2026 Chios migrant boat shipwreck
- Date: 3 February 2026
- Location: Near Mirsinidi, Chios, Greece;
- Casualties: 25 rescued
- Deaths: 15 (confirmed)
- Missing: Unknown

= 2026 Chios migrant boat shipwreck =

Capsizing of migrant vessel off the coast of Chios

On 3 February 2026, a collision occurred between an inflatable speedboat carrying migrants and a patrol boat of the Greek coast guard a few kilometers off the island of Chios. The shipwreck resulted in the death of at least 15 people, with 25 migrants being rescued, including 11 minors, and one injured woman later succumbing to her wounds. Two pregnant women had miscarriages. The vast majority of the confirmed 15 fatalities were caused by severe head trauma, not drowning, while the number of missing passengers remains unknown. Two members of the Greek coast guard were slightly injured. All survivors from the speedboat were Afghan nationals, except a Moroccan man who was arrested on charges of smuggling.
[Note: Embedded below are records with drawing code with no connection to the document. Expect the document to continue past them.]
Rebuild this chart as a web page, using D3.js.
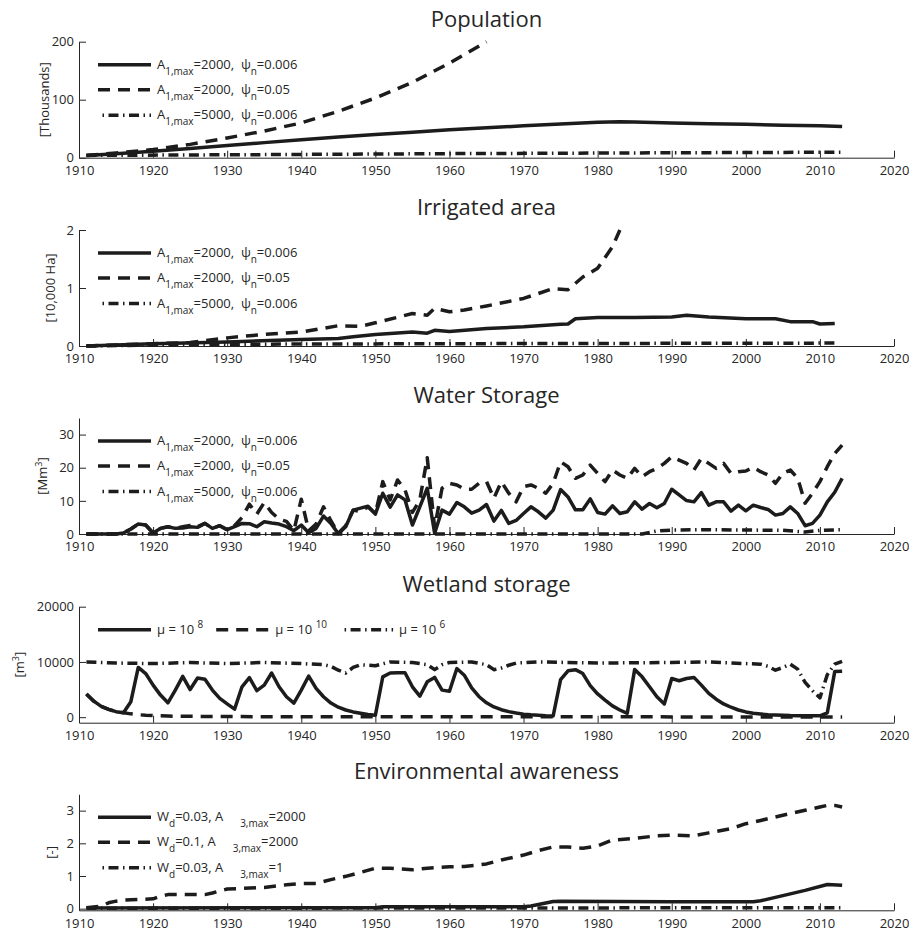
<!DOCTYPE html>
<html>
<head>
<meta charset="utf-8">
<script src="https://cdn.jsdelivr.net/npm/d3@7"></script>
<style>
body { margin: 0; background: #fff; }
svg text { font-family: "Open Sans", sans-serif; fill: #262626; }
</style>
</head>
<body>
<svg id="chart" width="909" height="932"></svg>
<script>
// ---- data ----
var xTicks = [1910, 1920, 1930, 1940, 1950, 1960, 1970, 1980, 1990, 2000, 2010, 2020];

// Population [thousands]
var popTicks = [0, 100, 200];
var popSolid = [[1911,4],[1915,7],[1920,11],[1925,16],[1930,21],[1935,26],[1940,31],[1945,35.5],[1950,40],[1955,44],[1960,48],[1965,51.5],[1970,55],[1975,58],[1980,61],[1983,62],[1985,61.5],[1990,60],[1995,58.5],[2000,57.5],[2005,56],[2010,55],[2013,54]];
var popDashed = [[1911,4],[1915,8],[1920,14],[1925,23],[1930,34],[1935,46],[1940,60],[1945,80],[1950,103],[1955,130],[1960,163],[1965,200]];
var popDashDot = [[1911,4],[1930,5],[1960,7],[1990,8.5],[2013,9.5]];
var popLegend = ["A_{1,max}=2000,  ψ_{n}=0.006", "A_{1,max}=2000,  ψ_{n}=0.05", "A_{1,max}=5000,  ψ_{n}=0.006"];

// Irrigated area [10,000 Ha]
var irrTicks = [0, 1, 2];
var irrSolid = [[1911,0],[1920,0.04],[1930,0.07],[1940,0.11],[1945,0.13],[1947,0.16],[1950,0.2],[1955,0.24],[1957,0.22],[1958,0.27],[1960,0.25],[1965,0.3],[1970,0.33],[1975,0.375],[1976,0.38],[1977,0.47],[1980,0.49],[1985,0.49],[1990,0.5],[1992,0.53],[1995,0.5],[2000,0.47],[2004,0.47],[2006,0.42],[2009,0.42],[2010,0.38],[2012,0.39]];
var irrDashed = [[1911,0],[1920,0.04],[1925,0.06],[1930,0.14],[1935,0.2],[1940,0.24],[1945,0.35],[1948,0.34],[1950,0.4],[1955,0.56],[1957,0.53],[1958,0.65],[1960,0.59],[1962,0.62],[1965,0.69],[1970,0.82],[1974,0.99],[1976,0.97],[1978,1.19],[1980,1.34],[1982,1.71],[1983,2.0]];
var irrDashDot = [[1911,0],[1930,0.03],[1960,0.04],[2012,0.05]];
var irrLegend = popLegend;

// Water storage [Mm3]
var stoTicks = [0, 10, 20, 30];
var stoSolid = [[1911,0],[1912,0],[1913,0],[1914,0],[1915,0],[1916,0.3],[1917,1.5],[1918,3],[1919,2.7],[1920,0.3],[1921,1.7],[1922,2.2],[1923,1.7],[1924,1.8],[1925,2.2],[1926,2],[1927,3.2],[1928,1.7],[1929,2.5],[1930,1.3],[1931,2.2],[1932,3.2],[1933,3.1],[1934,2.2],[1935,3.7],[1936,3.3],[1937,3.0],[1938,2.2],[1939,1.0],[1940,2.7],[1941,0.4],[1942,1.7],[1943,5.4],[1944,3.2],[1945,0.1],[1946,2.2],[1947,7.2],[1948,7.8],[1949,8.4],[1950,6.0],[1951,12.3],[1952,8.1],[1953,11.8],[1954,10.3],[1955,2.7],[1956,8.2],[1957,13.8],[1958,0.2],[1959,7.2],[1960,6.0],[1961,9.5],[1962,8.2],[1963,6.3],[1964,7.2],[1965,8.9],[1966,3.9],[1967,7.1],[1968,3.2],[1969,4.1],[1970,6.2],[1971,8.2],[1972,6.7],[1973,4.8],[1974,7.2],[1975,13.4],[1976,11.2],[1977,7.3],[1978,7.3],[1979,10.6],[1980,6.5],[1981,6.0],[1982,8.5],[1983,6.2],[1984,6.7],[1985,9.7],[1986,7.5],[1987,9.2],[1988,7.9],[1989,9.2],[1990,13.5],[1991,11.8],[1992,10.1],[1993,9.7],[1994,12.5],[1995,8.7],[1996,9.7],[1997,9.7],[1998,6.9],[1999,8.7],[2000,7.0],[2001,8.7],[2002,8.0],[2003,7.4],[2004,5.7],[2005,6.2],[2006,8.2],[2007,6.2],[2008,2.5],[2009,3.2],[2010,5.7],[2011,9.7],[2012,12.6],[2013,16.8]];
var stoDashed = [[1911,0],[1912,0],[1913,0],[1914,0],[1915,0],[1916,0.3],[1917,1.5],[1918,3],[1919,2.7],[1920,0.3],[1921,1.7],[1922,2.2],[1923,1.7],[1924,2.2],[1925,2.6],[1926,2.2],[1927,3.2],[1928,1.7],[1929,2.5],[1930,1.3],[1931,2.5],[1932,5.0],[1933,9.0],[1934,6.0],[1935,9.5],[1936,6.5],[1937,4.5],[1938,3.8],[1939,1.0],[1940,10.5],[1941,1.0],[1942,3.0],[1943,8.2],[1944,4.0],[1945,0.2],[1946,2.5],[1947,7.2],[1948,6.8],[1949,8.2],[1950,6.2],[1951,15.8],[1952,10.3],[1953,16.3],[1954,13.3],[1955,6.5],[1956,10.3],[1957,23.0],[1958,2.0],[1959,13.8],[1960,15.3],[1961,14.8],[1962,13.5],[1963,13.5],[1964,15.3],[1965,15.8],[1966,10.8],[1967,15.8],[1968,12.3],[1969,9.7],[1970,14.3],[1971,14.8],[1972,13.8],[1973,12.3],[1974,15.3],[1975,21.8],[1976,20.3],[1977,16.8],[1978,17.8],[1979,20.8],[1980,18.3],[1981,15.8],[1982,19.3],[1983,17.8],[1984,16.8],[1985,19.8],[1986,17.3],[1987,18.8],[1988,19.8],[1989,21.3],[1990,23.3],[1991,22.3],[1992,21.3],[1993,19.3],[1994,22.8],[1995,21.3],[1996,19.8],[1997,21.3],[1998,18.3],[1999,18.8],[2000,19.0],[2001,20.1],[2002,18.8],[2003,17.8],[2004,15.3],[2005,18.3],[2006,19.3],[2007,16.8],[2008,9.3],[2009,12.3],[2010,15.8],[2011,20.3],[2012,24.3],[2013,26.8]];
var stoDashDot = [[1911,0],[1986,0],[1988,0.9],[1990,1.2],[1995,1.3],[2000,1.2],[2005,1.1],[2008,0.6],[2010,1.1],[2013,1.3]];
var stoLegend = popLegend;

// Wetland storage [m3]
var wetTicks = [0, 10000, 20000];
var wetSolid = [[1911,4200],[1912,2900],[1913,1950],[1914,1400],[1915,1000],[1916,800],[1917,2800],[1918,9000],[1919,7900],[1920,5800],[1921,4000],[1922,2600],[1923,4900],[1924,7400],[1925,5000],[1926,7100],[1927,6850],[1928,4900],[1929,3400],[1930,2400],[1931,1450],[1932,5500],[1933,7150],[1934,4800],[1935,5800],[1936,8000],[1937,5500],[1938,3700],[1939,2550],[1940,4900],[1941,7450],[1942,5200],[1943,3700],[1944,2550],[1945,1800],[1946,1300],[1947,950],[1948,700],[1949,480],[1950,350],[1951,7300],[1952,8000],[1953,8050],[1954,8050],[1955,5500],[1956,3800],[1957,6400],[1958,7200],[1959,4900],[1960,4700],[1961,8800],[1962,7600],[1963,5300],[1964,3700],[1965,2600],[1966,1850],[1967,1350],[1968,1000],[1969,750],[1970,550],[1971,420],[1972,330],[1973,260],[1974,220],[1975,6800],[1976,8400],[1977,8600],[1978,7900],[1979,5700],[1980,4200],[1981,3100],[1982,2050],[1983,1300],[1984,700],[1985,8650],[1986,7300],[1987,5500],[1988,3700],[1989,2400],[1990,7000],[1991,6600],[1992,7000],[1993,7200],[1994,5800],[1995,4300],[1996,3250],[1997,2400],[1998,1800],[1999,1300],[2000,950],[2001,700],[2002,570],[2003,460],[2004,400],[2005,340],[2006,290],[2007,270],[2008,260],[2009,250],[2010,250],[2011,800],[2012,8250],[2013,8300]];
var wetDashed = [[1911,4200],[1912,2900],[1913,1950],[1914,1400],[1915,1000],[1916,800],[1917,600],[1918,450],[1919,350],[1920,280],[1922,200],[1925,150],[1930,110],[1940,80],[1960,60],[2013,50]];
var wetDashDot = [[1911,10000],[1915,9800],[1920,9700],[1925,9900],[1930,9700],[1935,9900],[1940,9700],[1943,9500],[1944,9200],[1945,8500],[1946,8000],[1947,9000],[1948,9500],[1950,9300],[1952,10000],[1955,9900],[1957,9500],[1958,8600],[1959,9500],[1960,9900],[1963,10000],[1965,9500],[1966,8600],[1967,8900],[1968,9400],[1969,9800],[1972,10000],[1980,9800],[1990,9900],[1995,10000],[2000,9700],[2002,9600],[2003,9200],[2004,8500],[2005,9000],[2006,9600],[2007,8700],[2008,6300],[2009,4800],[2010,3500],[2011,7700],[2012,9600],[2013,10100]];
var wetLegend = ["μ = 10 ^{8}", "μ = 10 ^{10}", "μ = 10 ^{6}"];

// Environmental awareness [-]
var envTicks = [0, 1, 2, 3];
var envSolid = [[1911,0.02],[1950,0.03],[1951,0.06],[1970,0.06],[1971,0.08],[1974,0.22],[1975,0.23],[1990,0.21],[2001,0.21],[2002,0.24],[2005,0.4],[2008,0.56],[2011,0.74],[2013,0.72]];
var envDashed = [[1911,0.03],[1913,0.08],[1914,0.18],[1915,0.23],[1916,0.26],[1918,0.28],[1920,0.3],[1921,0.38],[1922,0.43],[1925,0.43],[1927,0.43],[1928,0.48],[1930,0.6],[1935,0.65],[1938,0.73],[1940,0.77],[1942,0.77],[1944,0.89],[1946,0.99],[1948,1.11],[1950,1.24],[1952,1.24],[1955,1.19],[1957,1.24],[1960,1.28],[1962,1.29],[1964,1.34],[1965,1.37],[1967,1.49],[1970,1.64],[1972,1.78],[1974,1.89],[1976,1.89],[1978,1.85],[1980,1.92],[1982,2.1],[1985,2.15],[1988,2.23],[1990,2.25],[1993,2.23],[1995,2.32],[1998,2.45],[2000,2.6],[2002,2.7],[2005,2.86],[2008,3.01],[2010,3.11],[2011,3.16],[2012,3.16],[2013,3.11]];
var envDashDot = [[1911,0.01],[1960,0.02],[2013,0.03]];
var envLegend = ["W_{d}=0.03, A     _{3,max}=2000", "W_{d}=0.1, A     _{3,max}=2000", "W_{d}=0.03, A     _{3,max}=1"];

// ---- layout ----
var svg = d3.select("#chart");
var x = d3.scaleLinear().domain([1910, 2020]).range([79, 894]);
var panelH = 116;
var ink = "#1c1c1c";
var styles = [null, "12,8", "10,4.5,1.5,4.5"];

var panels = [
    {title: "Population", ylabel: "[Thousands]", sup: null, top: 41.7, domain: [0, 200], ticks: popTicks, series: [popSolid, popDashed, popDashDot], legend: popLegend, labelX: 44},
    {title: "Irrigated area", ylabel: "[10,000 Ha]", sup: null, top: 230, domain: [0, 2], ticks: irrTicks, series: [irrSolid, irrDashed, irrDashDot], legend: irrLegend, labelX: 50},
    {title: "Water Storage", ylabel: "[Mm", sup: "3", top: 418, domain: [0, 35], ticks: stoTicks, series: [stoSolid, stoDashed, stoDashDot], legend: stoLegend, labelX: 42},
    {title: "Wetland storage", ylabel: "[m", sup: "3", top: 606.7, domain: [-1000, 20000], ticks: wetTicks, series: [wetSolid, wetDashed, wetDashDot], legend: wetLegend, labelX: 19, row: true},
    {title: "Environmental awareness", ylabel: "[-]", sup: null, top: 794.3, domain: [-0.05, 3.5], ticks: envTicks, series: [envSolid, envDashed, envDashDot], legend: envLegend, labelX: 51}
];

// writes "a_{sub}b^{sup}" strings as tspans
function richText(sel, str) {
    var parts = str.split(/(_\{[^}]*\}|\^\{[^}]*\})/).filter(function(s) { return s.length; });
    var shift = 0;
    parts.forEach(function(p) {
        if (p[0] === "_" || p[0] === "^") {
            var d = p[0] === "_" ? 6 : -6;
            sel.append("tspan").attr("font-size", 10).attr("dy", d - shift).text(p.slice(2, -1));
            shift = d;
        } else {
            sel.append("tspan").attr("font-size", 13).attr("dy", -shift).text(p);
            shift = 0;
        }
    });
}

panels.forEach(function(p) {
    var bottom = p.top + panelH;
    var y = d3.scaleLinear().domain(p.domain).range([bottom, p.top]);
    var g = svg.append("g");

    g.append("text")
        .attr("x", (x.range()[0] + x.range()[1]) / 2)
        .attr("y", p.top - 15)
        .attr("text-anchor", "middle")
        .attr("font-size", 22)
        .text(p.title);

    var xa = g.append("g")
        .attr("transform", "translate(0," + bottom + ")")
        .call(d3.axisBottom(x).tickValues(xTicks).tickFormat(d3.format("d"))
            .tickSizeInner(-7).tickSizeOuter(0).tickPadding(8));
    var ya = g.append("g")
        .attr("transform", "translate(" + x.range()[0] + ",0)")
        .call(d3.axisLeft(y).tickValues(p.ticks).tickFormat(d3.format("d"))
            .tickSizeInner(-7).tickSizeOuter(0).tickPadding(5));
    [xa, ya].forEach(function(a) {
        a.selectAll("path, line").attr("stroke", "#262626");
        a.selectAll("text").attr("font-size", 13).attr("fill", "#262626")
            .style("font-family", "'Open Sans', sans-serif");
    });

    var yl = g.append("text")
        .attr("transform", "translate(" + p.labelX + "," + (p.top + panelH / 2) + ") rotate(-90)")
        .attr("text-anchor", "middle")
        .attr("dy", "0.35em")
        .attr("font-size", 13);
    yl.append("tspan").text(p.ylabel);
    if (p.sup) {
        yl.append("tspan").attr("font-size", 9).attr("dy", -5).text(p.sup);
        yl.append("tspan").attr("dy", 5).text("]");
    }

    var line = d3.line().x(function(d) { return x(d[0]); }).y(function(d) { return y(d[1]); });
    p.series.forEach(function(s, i) {
        g.append("path")
            .datum(s)
            .attr("d", line)
            .attr("fill", "none")
            .attr("stroke", ink)
            .attr("stroke-width", 3.5)
            .attr("stroke-linejoin", "round")
            .attr("stroke-dasharray", styles[i]);
    });

    // legend
    var cx = 98;
    p.legend.forEach(function(lab, i) {
        var ly = p.row ? p.top + 23 : p.top + [23, 48, 73.5][i];
        var lx = p.row ? cx : 98;
        g.append("line")
            .attr("x1", lx).attr("x2", lx + 53)
            .attr("y1", ly).attr("y2", ly)
            .attr("stroke", ink).attr("stroke-width", 3.5)
            .attr("stroke-dasharray", styles[i])
            .attr("stroke-dashoffset", i === 2 ? 10 : 0);
        var t = g.append("text")
            .attr("x", lx + 59).attr("y", ly + 4)
            .style("white-space", "pre");
        richText(t, lab);
        cx = lx + 59 + t.node().getComputedTextLength() + 13;
    });
});
</script>
</body>
</html>
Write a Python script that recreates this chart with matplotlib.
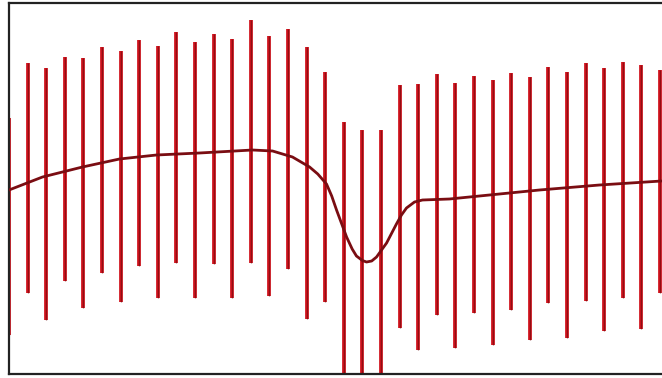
import numpy as np
import matplotlib
matplotlib.use("Agg")
import matplotlib.pyplot as plt


###
# Data: one vertical range per station, plus the fitted trend
###
station = np.arange(36)

range_hi = [25.6, 31.1, 30.6, 31.7, 31.6, 32.7, 32.3, 33.4, 32.8, 34.2,
            33.2, 34.0, 33.5, 35.4, 33.8, 34.5, 32.7, 30.2, 25.2, 24.4,
            24.4, 28.9, 29.0, 30.0, 29.1, 29.8, 29.4, 30.1, 29.7, 30.7,
            30.2, 31.1, 30.6, 31.2, 30.9, 30.4]

range_lo = [3.9, 8.1, 5.4, 9.3, 6.6, 10.1, 7.2, 10.8, 7.6, 11.1,
            7.6, 11.0, 7.6, 11.1, 7.8, 10.5, 5.5, 7.2, -1.0, -1.0,
            -1.0, 4.6, 2.4, 5.9, 2.6, 6.1, 2.9, 6.4, 3.4, 7.1,
            3.6, 7.3, 4.3, 7.6, 4.5, 8.1]

trend_x = [0.0, 1.8, 3.95, 5.94, 7.93, 10.24, 13.09, 14.17, 15.24, 16.16,
           16.6, 17.07, 17.35, 17.61, 18.15, 18.45, 18.68, 19.0, 19.22, 19.5,
           19.76, 20.3, 20.83, 21.1, 21.37, 21.8, 22.23, 23.68, 25.83, 28.52,
           31.75, 35.08]
trend_y = [18.4, 19.7, 20.7, 21.5, 21.9, 22.1, 22.4, 22.3, 21.7, 20.7,
           20.0, 19.0, 17.8, 16.4, 13.7, 12.5, 11.8, 11.35, 11.2, 11.3,
           11.7, 13.1, 15.0, 15.9, 16.6, 17.2, 17.4, 17.5, 17.9, 18.4,
           18.9, 19.3]


fig = plt.figure(figsize=(6.62, 3.78), dpi=100)
# axes run a little past the right edge of the figure
ax = fig.add_axes([9 / 662, 4 / 378, 36 * 18.6 / 662, 371 / 378])

ax.vlines(station, range_lo, range_hi, colors="#d0121c", linewidth=2.7, zorder=2)
ax.vlines(station, range_lo, range_hi, colors="#6a0a0e", linewidth=0.9,
          alpha=0.6, zorder=2.1)
ax.plot(trend_x, trend_y, color="#7a0d12", linewidth=2.0, zorder=3,
        solid_capstyle="round", solid_joinstyle="round")

ax.set_xlim(0, 36)
ax.set_ylim(0, 37.1)
ax.set_xticks([])
ax.set_yticks([])
for side in ax.spines.values():
    side.set_color("#222222")
    side.set_linewidth(1.6)

fig.savefig("out.png", dpi=100)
There have been conflicting accounts of the collision with the Greek coast guard stating that the speedboat had its lights switched off and ignored signals to stop, with a pursuit ensuing and leading to the speedboat ramming the patrol boat on the side. Passengers disputed this account, saying the patrol boat ran over the inflatable.

With a history of pushbacks, the Greek authorities were criticized for the handling of the operation, with questions arising about the claimed speed of the inflatable, the patrol boat camera being off at the time of the incident and the likelihood of 15 deaths by severe head injury being consistent with the damage shown on the patrol boat in later photographs. Government officials stood behind the coast guard, dismissing allegations of pushbacks, assigning the blame to smugglers and stating "we will continue to defend our borders".

==Accounts of the collision==
===Coastguard's account===
According to the Greek Coastguard, on the night of 3 February 2026, a coastguard patrol boat located the inflatable boat navigating with the lights off towards the eastern coast of Chios, off Mirsinidi beach. The patrol boat warned the driver of the inflatable with sirens and light signals, but the driver did not comply with the warnings and change course instead, crashing into the right side of the patrol boat. The intensity of the crash resulted in the capsizing and sinking of the inflatable with all its passengers falling into the sea.

===Survivors' accounts===
Survivors' accounts of the incident dispute that of the coastguard. According to survivors, the inflatable speedboat was going straight at the time of the collision and there were no warning lights or sirens preceding it. Instead, a bright light shone from the left of the speedboat seconds before the patrol boat ran it over.